Beginning with the very first line, please reproduce the entries exactly through the line containing "(912,3.5) coordinate (tr);".

Stored rows
________________________________________
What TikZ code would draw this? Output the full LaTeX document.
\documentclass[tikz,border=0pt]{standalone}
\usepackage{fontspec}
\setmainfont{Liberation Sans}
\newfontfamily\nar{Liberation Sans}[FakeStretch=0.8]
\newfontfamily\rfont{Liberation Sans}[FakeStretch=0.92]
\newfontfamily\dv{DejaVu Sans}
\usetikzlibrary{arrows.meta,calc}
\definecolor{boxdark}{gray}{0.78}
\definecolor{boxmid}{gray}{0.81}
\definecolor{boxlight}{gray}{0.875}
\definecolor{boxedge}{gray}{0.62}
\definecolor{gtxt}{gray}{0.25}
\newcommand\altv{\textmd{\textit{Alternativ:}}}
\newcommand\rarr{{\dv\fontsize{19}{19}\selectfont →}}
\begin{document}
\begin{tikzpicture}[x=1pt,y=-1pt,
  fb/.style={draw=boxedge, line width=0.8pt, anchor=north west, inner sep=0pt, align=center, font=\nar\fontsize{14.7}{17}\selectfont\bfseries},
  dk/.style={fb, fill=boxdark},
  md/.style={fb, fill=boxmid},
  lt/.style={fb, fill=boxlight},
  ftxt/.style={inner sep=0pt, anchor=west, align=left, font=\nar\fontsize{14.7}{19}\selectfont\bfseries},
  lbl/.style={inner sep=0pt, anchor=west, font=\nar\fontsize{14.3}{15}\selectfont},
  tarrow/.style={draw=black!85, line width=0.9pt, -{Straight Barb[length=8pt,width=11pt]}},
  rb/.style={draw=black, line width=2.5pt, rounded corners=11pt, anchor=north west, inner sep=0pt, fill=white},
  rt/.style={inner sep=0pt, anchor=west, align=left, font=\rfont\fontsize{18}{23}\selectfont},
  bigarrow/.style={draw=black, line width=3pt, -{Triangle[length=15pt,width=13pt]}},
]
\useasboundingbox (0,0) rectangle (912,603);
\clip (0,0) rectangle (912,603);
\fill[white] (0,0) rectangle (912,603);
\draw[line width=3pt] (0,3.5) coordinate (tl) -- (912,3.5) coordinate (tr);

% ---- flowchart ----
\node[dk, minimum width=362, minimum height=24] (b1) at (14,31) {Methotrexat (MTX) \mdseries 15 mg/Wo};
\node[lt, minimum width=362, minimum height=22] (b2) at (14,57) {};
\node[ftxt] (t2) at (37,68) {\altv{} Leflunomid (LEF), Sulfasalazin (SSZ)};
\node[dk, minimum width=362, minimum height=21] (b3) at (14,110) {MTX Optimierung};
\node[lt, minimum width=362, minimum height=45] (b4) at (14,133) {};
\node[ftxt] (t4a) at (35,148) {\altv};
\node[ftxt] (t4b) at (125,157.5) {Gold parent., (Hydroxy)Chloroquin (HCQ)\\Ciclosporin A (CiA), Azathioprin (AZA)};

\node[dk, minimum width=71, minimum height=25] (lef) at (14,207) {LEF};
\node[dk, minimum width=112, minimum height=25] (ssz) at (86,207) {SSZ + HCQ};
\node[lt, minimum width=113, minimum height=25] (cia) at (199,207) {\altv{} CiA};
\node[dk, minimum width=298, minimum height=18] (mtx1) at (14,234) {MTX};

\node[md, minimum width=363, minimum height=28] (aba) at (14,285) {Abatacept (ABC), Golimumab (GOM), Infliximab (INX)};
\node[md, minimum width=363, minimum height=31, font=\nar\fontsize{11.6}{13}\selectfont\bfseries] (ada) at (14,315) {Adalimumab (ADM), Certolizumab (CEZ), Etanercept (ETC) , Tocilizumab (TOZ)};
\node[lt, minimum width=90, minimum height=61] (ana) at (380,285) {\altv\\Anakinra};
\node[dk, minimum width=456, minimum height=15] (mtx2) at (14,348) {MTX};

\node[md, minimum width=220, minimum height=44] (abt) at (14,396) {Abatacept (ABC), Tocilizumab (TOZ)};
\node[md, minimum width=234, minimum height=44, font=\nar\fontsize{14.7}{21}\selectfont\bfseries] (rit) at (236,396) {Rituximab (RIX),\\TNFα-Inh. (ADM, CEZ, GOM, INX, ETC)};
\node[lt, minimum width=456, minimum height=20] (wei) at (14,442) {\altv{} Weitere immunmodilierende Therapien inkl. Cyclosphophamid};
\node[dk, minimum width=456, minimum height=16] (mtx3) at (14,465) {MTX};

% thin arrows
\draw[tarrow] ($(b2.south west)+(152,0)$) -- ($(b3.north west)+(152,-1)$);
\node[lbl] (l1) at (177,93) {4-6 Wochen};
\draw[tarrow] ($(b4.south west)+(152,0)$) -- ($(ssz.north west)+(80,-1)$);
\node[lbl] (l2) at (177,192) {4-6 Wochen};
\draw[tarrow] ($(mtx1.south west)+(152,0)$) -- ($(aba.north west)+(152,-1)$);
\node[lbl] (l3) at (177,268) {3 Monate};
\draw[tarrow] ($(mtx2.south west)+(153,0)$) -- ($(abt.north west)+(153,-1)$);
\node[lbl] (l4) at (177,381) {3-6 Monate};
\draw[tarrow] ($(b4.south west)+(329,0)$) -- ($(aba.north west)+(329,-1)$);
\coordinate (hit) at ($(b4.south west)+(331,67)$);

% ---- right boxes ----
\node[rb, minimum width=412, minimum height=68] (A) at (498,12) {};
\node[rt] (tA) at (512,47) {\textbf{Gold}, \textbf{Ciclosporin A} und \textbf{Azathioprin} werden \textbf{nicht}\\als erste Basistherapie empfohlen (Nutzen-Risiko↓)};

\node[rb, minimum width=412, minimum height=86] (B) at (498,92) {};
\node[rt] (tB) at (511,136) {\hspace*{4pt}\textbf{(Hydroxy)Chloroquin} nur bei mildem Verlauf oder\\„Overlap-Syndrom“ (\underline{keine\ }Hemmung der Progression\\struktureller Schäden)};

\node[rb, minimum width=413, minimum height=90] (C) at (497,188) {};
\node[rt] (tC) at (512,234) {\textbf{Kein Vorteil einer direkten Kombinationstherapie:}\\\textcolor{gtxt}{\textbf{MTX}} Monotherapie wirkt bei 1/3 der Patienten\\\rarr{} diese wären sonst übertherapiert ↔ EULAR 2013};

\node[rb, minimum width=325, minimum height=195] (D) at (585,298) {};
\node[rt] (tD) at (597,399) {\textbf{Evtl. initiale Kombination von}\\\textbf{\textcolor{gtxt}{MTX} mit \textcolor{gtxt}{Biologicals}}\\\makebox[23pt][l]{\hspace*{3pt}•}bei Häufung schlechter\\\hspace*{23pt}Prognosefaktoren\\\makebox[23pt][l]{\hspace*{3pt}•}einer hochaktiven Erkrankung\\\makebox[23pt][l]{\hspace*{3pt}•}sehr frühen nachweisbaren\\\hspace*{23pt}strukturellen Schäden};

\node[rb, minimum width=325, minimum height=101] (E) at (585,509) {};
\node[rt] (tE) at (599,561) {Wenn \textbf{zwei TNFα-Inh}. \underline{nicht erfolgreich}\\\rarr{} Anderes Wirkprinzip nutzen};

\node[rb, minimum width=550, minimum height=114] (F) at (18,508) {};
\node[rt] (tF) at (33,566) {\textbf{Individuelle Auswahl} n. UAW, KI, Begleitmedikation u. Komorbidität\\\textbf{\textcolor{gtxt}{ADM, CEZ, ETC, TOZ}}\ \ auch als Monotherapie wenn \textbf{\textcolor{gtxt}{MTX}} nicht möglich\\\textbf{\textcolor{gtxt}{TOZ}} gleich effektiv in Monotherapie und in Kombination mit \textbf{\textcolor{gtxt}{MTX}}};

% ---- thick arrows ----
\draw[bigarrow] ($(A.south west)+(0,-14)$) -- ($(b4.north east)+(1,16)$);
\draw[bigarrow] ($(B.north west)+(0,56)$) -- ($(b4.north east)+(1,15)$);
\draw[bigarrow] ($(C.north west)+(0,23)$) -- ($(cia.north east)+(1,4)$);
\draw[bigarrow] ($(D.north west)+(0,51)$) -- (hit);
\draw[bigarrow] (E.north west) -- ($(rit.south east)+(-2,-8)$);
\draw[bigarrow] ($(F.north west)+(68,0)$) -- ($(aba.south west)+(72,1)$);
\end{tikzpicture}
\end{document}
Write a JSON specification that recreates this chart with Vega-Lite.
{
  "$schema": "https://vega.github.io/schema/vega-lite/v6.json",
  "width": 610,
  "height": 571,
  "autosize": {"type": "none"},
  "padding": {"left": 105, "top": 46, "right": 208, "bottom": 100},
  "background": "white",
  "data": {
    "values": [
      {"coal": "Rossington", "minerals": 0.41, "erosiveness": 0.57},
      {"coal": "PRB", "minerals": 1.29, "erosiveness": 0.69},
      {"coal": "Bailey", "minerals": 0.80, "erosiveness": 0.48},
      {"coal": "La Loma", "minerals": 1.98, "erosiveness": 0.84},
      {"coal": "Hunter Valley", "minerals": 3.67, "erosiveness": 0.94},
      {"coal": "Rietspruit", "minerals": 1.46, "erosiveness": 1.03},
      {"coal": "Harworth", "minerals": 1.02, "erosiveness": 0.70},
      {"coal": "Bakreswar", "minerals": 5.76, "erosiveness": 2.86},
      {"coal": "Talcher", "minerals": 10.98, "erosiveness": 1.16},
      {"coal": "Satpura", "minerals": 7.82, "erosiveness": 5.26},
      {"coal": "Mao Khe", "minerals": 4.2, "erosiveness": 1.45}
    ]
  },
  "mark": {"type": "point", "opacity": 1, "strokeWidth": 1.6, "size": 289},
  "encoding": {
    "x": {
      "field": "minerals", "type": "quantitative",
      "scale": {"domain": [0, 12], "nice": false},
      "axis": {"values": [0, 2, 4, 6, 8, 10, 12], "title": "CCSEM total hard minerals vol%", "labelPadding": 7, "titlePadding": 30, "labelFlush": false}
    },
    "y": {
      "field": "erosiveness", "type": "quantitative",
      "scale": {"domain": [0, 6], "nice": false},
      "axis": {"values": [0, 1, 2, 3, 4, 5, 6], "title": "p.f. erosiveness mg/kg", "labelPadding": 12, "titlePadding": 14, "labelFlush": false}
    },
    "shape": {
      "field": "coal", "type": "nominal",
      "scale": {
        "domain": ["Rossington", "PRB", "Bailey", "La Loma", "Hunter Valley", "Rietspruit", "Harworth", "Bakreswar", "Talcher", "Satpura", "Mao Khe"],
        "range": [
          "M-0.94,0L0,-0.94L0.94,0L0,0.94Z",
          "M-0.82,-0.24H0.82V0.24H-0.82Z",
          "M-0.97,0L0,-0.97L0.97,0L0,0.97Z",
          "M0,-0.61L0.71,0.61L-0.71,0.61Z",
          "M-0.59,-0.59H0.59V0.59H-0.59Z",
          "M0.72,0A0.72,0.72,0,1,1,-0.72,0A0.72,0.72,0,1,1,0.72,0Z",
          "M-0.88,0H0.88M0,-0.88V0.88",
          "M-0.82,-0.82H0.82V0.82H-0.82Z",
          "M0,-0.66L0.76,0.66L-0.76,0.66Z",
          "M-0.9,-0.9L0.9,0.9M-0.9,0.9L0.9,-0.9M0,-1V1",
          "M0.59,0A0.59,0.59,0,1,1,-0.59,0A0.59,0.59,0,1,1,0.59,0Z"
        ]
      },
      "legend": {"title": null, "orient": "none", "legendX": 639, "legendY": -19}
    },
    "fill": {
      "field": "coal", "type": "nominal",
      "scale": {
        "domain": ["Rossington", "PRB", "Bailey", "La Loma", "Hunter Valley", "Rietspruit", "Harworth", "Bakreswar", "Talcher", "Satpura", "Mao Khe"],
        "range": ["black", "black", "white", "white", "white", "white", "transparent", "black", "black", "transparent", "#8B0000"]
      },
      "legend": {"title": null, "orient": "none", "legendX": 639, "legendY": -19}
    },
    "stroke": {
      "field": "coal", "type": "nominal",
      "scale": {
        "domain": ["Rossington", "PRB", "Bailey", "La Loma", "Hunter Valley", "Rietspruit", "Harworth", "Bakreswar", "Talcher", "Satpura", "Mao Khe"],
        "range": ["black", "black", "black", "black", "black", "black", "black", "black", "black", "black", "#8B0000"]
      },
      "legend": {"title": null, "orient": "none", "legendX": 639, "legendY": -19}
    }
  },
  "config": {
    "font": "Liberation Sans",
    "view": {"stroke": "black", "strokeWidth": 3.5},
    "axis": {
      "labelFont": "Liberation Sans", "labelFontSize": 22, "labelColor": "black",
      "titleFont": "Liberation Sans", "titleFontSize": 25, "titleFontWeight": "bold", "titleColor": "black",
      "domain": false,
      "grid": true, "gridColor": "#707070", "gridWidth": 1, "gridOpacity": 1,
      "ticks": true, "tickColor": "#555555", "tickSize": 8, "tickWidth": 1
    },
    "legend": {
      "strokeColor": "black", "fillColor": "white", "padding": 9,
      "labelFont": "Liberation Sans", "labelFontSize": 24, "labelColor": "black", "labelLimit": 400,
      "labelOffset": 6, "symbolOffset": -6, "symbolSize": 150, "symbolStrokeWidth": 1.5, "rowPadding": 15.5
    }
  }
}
________________________________________
Exercise answer
What TikZ code would draw this? Output the full LaTeX document.
\documentclass[tikz,border=0pt]{standalone}
\usepackage{fontspec}
\setmainfont{Liberation Sans}
\newfontfamily\nar{Liberation Sans}[FakeStretch=0.8]
\newfontfamily\rfont{Liberation Sans}[FakeStretch=0.92]
\newfontfamily\dv{DejaVu Sans}
\usetikzlibrary{arrows.meta,calc}
\definecolor{boxdark}{gray}{0.78}
\definecolor{boxmid}{gray}{0.81}
\definecolor{boxlight}{gray}{0.875}
\definecolor{boxedge}{gray}{0.62}
\definecolor{gtxt}{gray}{0.25}
\newcommand\altv{\textmd{\textit{Alternativ:}}}
\newcommand\rarr{{\dv\fontsize{19}{19}\selectfont →}}
\begin{document}
\begin{tikzpicture}[x=1pt,y=-1pt,
  fb/.style={draw=boxedge, line width=0.8pt, anchor=north west, inner sep=0pt, align=center, font=\nar\fontsize{14.7}{17}\selectfont\bfseries},
  dk/.style={fb, fill=boxdark},
  md/.style={fb, fill=boxmid},
  lt/.style={fb, fill=boxlight},
  ftxt/.style={inner sep=0pt, anchor=west, align=left, font=\nar\fontsize{14.7}{19}\selectfont\bfseries},
  lbl/.style={inner sep=0pt, anchor=west, font=\nar\fontsize{14.3}{15}\selectfont},
  tarrow/.style={draw=black!85, line width=0.9pt, -{Straight Barb[length=8pt,width=11pt]}},
  rb/.style={draw=black, line width=2.5pt, rounded corners=11pt, anchor=north west, inner sep=0pt, fill=white},
  rt/.style={inner sep=0pt, anchor=west, align=left, font=\rfont\fontsize{18}{23}\selectfont},
  bigarrow/.style={draw=black, line width=3pt, -{Triangle[length=15pt,width=13pt]}},
]
\useasboundingbox (0,0) rectangle (912,603);
\clip (0,0) rectangle (912,603);
\fill[white] (0,0) rectangle (912,603);
\draw[line width=3pt] (0,3.5) coordinate (tl) -- (912,3.5) coordinate (tr);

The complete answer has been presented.